My time as Linux systems administrator has given me a particularly strong view of dependencies. Having worked so much with operating system packages (RPMs, deb files) and similar mechanisms (Pip, CPAN, ugh) I’m keenly aware of how important dependencies are, and how challenging they can be to manage.

Unless you write code or manage systems that have packages you might not be as aware just how many dependencies there are. Often organizations pay companies to abstract away dependency issues. Frankly, as far as I’m concerned, a large part of what you are buying when you purchase commercial software is the ability to mitigate the risk of dependencies.

However, ignoring dependencies is a double edged sword. The thesis of this article is that it’s all about dependencies. In my opinion, if an organization is going to be good at managing complex technology they also must be (very) good at managing dependencies. If dependencies exist throughout the technology stack, there comes a point when every organization must deal with them.

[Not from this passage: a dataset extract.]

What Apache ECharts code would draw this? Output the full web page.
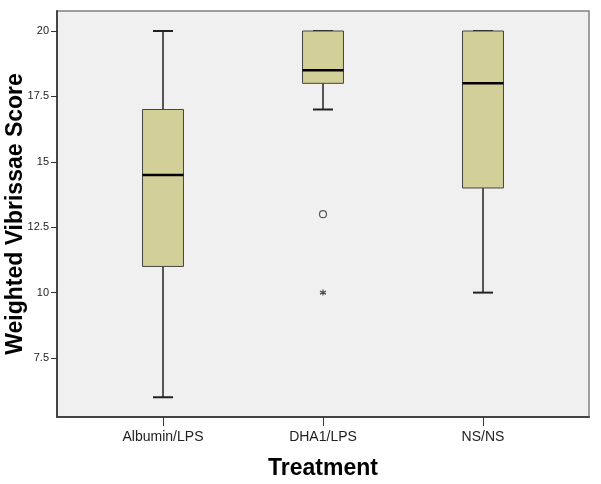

I recently read this fascinating paper, “Why and How Java Developers Break APIs“, which studied a set of Java libraries for breaking changes.

…we monitored 400 real world Java libraries and frameworks hosted on GitHub during 116 days. During this period, we detected 282 possible breaking changes

As part of the study, the authors attempted to contact the developers of the libraries to ascertain if the detected changes were actual breaking changes or not. Of those 282 potential breaking changes, 59 (39%) were confirmed by the library developers. The rest remain unconfirmed and are still potential breaking changes.

Thus, over a relatively short period of about 4 months, 59 confirmed breaking changes occurred in only 400 libraries. That is a considerable number.

If I can conclude with anything it’s that in order to manage complex systems (and apparently they are all complex) I believe organizations must be great at understanding and managing dependencies. To deal with complexity requires expertise in dependencies. Certainly we can try to push the risk onto vendors, but at some point we must take responsibility. We own our uptime.